Judge Jed S. Rakoff issued a default judgment on May 19 ordering Anna’s Archive to stop copying and distributing millions of illegally downloaded files and levying damages of $150,000 per each of the 130 works in the suit. The court also ordered domain registries and registrars to disable access to the site’s domains and prevent transfers, with international providers directed to stop hosting the site. The ruling strengthens publishers’ position against piracy and may support AI licensing markets by restricting illegal access to copyrighted books and journals.

Analysis

This is less a one-off piracy headline than a margin event for the AI supply chain. The court is effectively raising the cost of “shadow training data” by making the downstream liability more enforceable, which should widen the moat for publishers, aggregators, and rights-cleared data vendors that can prove provenance. The second-order effect is that AI labs with weak data governance now face a faster path from reputational risk to injunctive risk, which should compress the value of any training corpus that cannot be documented chain-of-title cleanly. The near-term winner is not just publishers; it is the licensing layer that sits between rights holders and model builders. If this precedent is replicated, legal access becomes a procurement bottleneck, which benefits companies with structured content libraries and existing enterprise licensing relationships, while hurting model developers that still rely on opportunistic scraping. Expect the market to increasingly differentiate between “trainable” and “untrainable” content, with the latter discounted unless it can be licensed quickly and at scale. The risk to the bullish read is time horizon: legal wins are immediate, but monetization of licensing catalogs typically takes quarters to years, and courts can be inconsistent on fair use in adjacent cases. A reversal would likely come from appellate narrowing, a settlement that weakens the deterrent effect, or Congress/Copyright Office guidance that normalizes broader AI training exceptions. Still, the asymmetry is favorable because the ruling changes negotiation leverage now, before the industry standards settle.
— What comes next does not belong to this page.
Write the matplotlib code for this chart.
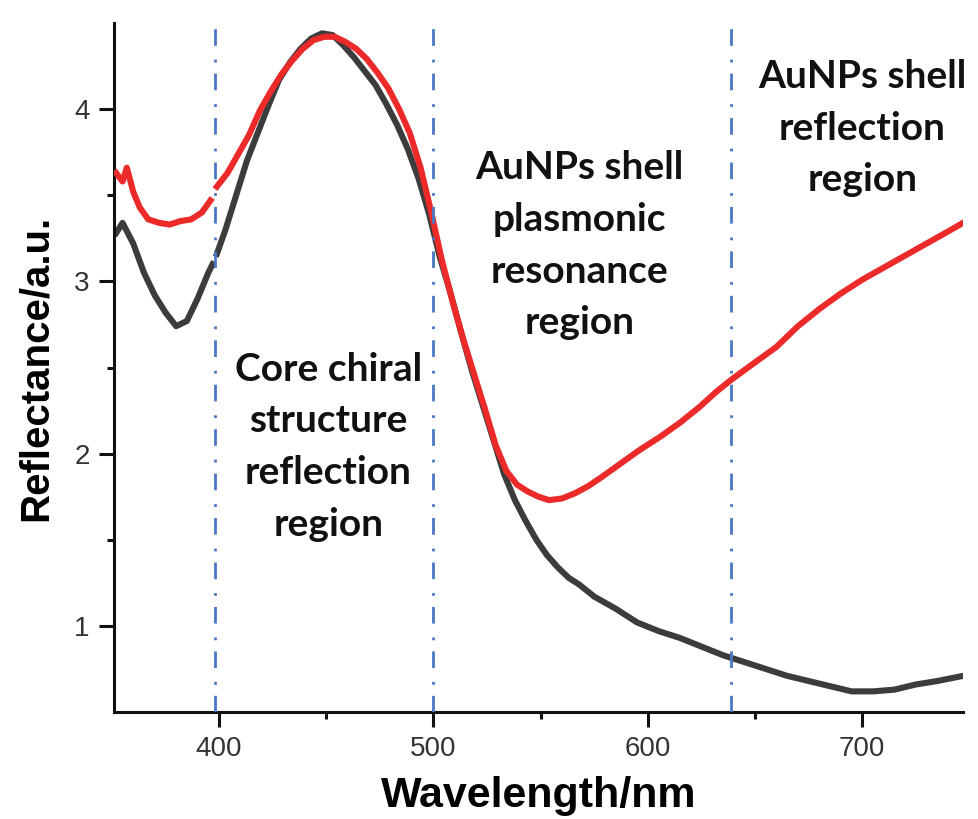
import numpy as np
import matplotlib
matplotlib.use("Agg")
import matplotlib.pyplot as plt

# ---------------------------------------------------------------------------
# Data
# ---------------------------------------------------------------------------
wl_black = [352, 355, 360, 365, 370, 375, 380, 385, 390, 395, 397, 398,
            399, 403, 408, 413, 418, 423, 428, 433, 438, 443, 448, 453,
            458, 463, 468, 473, 478, 483, 488, 493, 498, 503, 508, 513,
            518, 523, 528, 533, 538, 543, 548, 553, 558, 563, 568, 575,
            585, 595, 605, 615, 625, 635, 645, 655, 665, 675, 685, 695,
            705, 715, 725, 735, 747]
r_black = [3.28, 3.34, 3.22, 3.05, 2.92, 2.82, 2.74, 2.77, 2.90, 3.05, 3.10, np.nan,
           3.16, 3.30, 3.50, 3.70, 3.86, 4.02, 4.17, 4.27, 4.35, 4.41, 4.44, 4.43,
           4.37, 4.30, 4.22, 4.14, 4.03, 3.91, 3.77, 3.60, 3.39, 3.14, 2.93, 2.70,
           2.48, 2.28, 2.08, 1.88, 1.73, 1.61, 1.50, 1.41, 1.34, 1.28, 1.24, 1.17,
           1.10, 1.02, 0.97, 0.93, 0.88, 0.83, 0.79, 0.75, 0.71, 0.68, 0.65, 0.62,
           0.62, 0.63, 0.66, 0.68, 0.71]

wl_red = [352, 355, 357, 360, 363, 367, 372, 377, 382, 387, 392, 396, 398,
          399, 404, 409, 414, 419, 424, 429, 434, 439, 444, 449, 454,
          459, 464, 469, 474, 479, 484, 489, 494, 499, 504, 509, 514,
          519, 524, 529, 534, 539, 544, 549, 554, 560, 566, 572, 578,
          587, 596, 606, 615, 624, 632, 639, 650, 660, 670, 680, 690,
          700, 710, 720, 730, 740, 747]
r_red = [3.63, 3.58, 3.66, 3.52, 3.43, 3.36, 3.34, 3.33, 3.35, 3.36, 3.40, 3.47, np.nan,
         3.55, 3.63, 3.74, 3.85, 3.99, 4.10, 4.20, 4.28, 4.35, 4.40, 4.42, 4.42,
         4.39, 4.35, 4.29, 4.21, 4.12, 4.00, 3.86, 3.66, 3.40, 3.12, 2.88, 2.66,
         2.46, 2.26, 2.05, 1.90, 1.82, 1.78, 1.75, 1.73, 1.74, 1.77, 1.81, 1.86,
         1.94, 2.02, 2.10, 2.18, 2.27, 2.36, 2.43, 2.53, 2.62, 2.74, 2.84, 2.93,
         3.01, 3.08, 3.15, 3.22, 3.29, 3.34]

region_bounds = [398, 500, 639]
region_labels = ["Core chiral\nstructure\nreflection\nregion",
                 "AuNPs shell\nplasmonic\nresonance\nregion",
                 "AuNPs shell\nreflection\nregion"]
label_pos = [(451, 2.04), (568, 3.21), (700, 3.89)]

x_ticks = [400, 500, 600, 700]
y_ticks = [1, 2, 3, 4]

# ---------------------------------------------------------------------------
# Figure
# ---------------------------------------------------------------------------
fig = plt.figure(figsize=(9.79, 8.19), dpi=100)
ax = fig.add_axes([0.1164, 0.1306, 0.8673, 0.8413])

ax.plot(wl_black, r_black, color="#3c3c3c", lw=4.4, solid_joinstyle="round", zorder=2)
ax.plot(wl_red, r_red, color="#ec2a2a", lw=4.4, solid_joinstyle="round", zorder=3)

# region boundaries (dash-dot)
for xb in region_bounds:
    ax.axvline(xb, color="#4a78c2", lw=2.0, ls=(0, (6, 4, 1, 5)), zorder=4)

for (tx, ty), lab in zip(label_pos, region_labels):
    ax.text(tx, ty, lab, ha="center", va="center", fontsize=28,
            family="Lato", fontweight="bold", color="#111111",
            linespacing=1.58, zorder=5)

ax.set_xlim(351, 747)
ax.set_ylim(0.5, 4.5)
ax.set_xticks(x_ticks)
ax.set_yticks(y_ticks)
ax.set_xticks([450, 550, 650], minor=True)
ax.set_yticks([1.5, 2.5, 3.5], minor=True)

for s in ["top", "right"]:
    ax.spines[s].set_visible(False)
for s in ["left", "bottom"]:
    ax.spines[s].set_linewidth(2.2)
    ax.spines[s].set_color("#111111")

ax.tick_params(which="major", direction="out", length=10.5, width=2.2,
               color="#111111", labelsize=20, labelcolor="#333333", pad=7)
ax.tick_params(which="minor", direction="out", length=5, width=2.2, color="#111111")
for lab in ax.get_xticklabels() + ax.get_yticklabels():
    lab.set_family("Liberation Sans")

ax.set_xlabel("Wavelength/nm", fontsize=31, family="Liberation Sans",
              fontweight="bold", labelpad=10)
ax.set_ylabel("Reflectance/a.u.", fontsize=29, family="Liberation Sans",
              fontweight="bold", labelpad=14)

fig.savefig("out.png", dpi=100)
Contrarian view: the consensus may be overstating how much this slows frontier model development. Large labs can shift toward licensed, synthetic, and public-domain data, and the competitive edge may migrate from raw dataset size toward compute, model architecture, and post-training. That said, any company whose product depends on high-quality books/journals or enterprise knowledge retrieval should see a higher probability of durable licensing revenue, not less.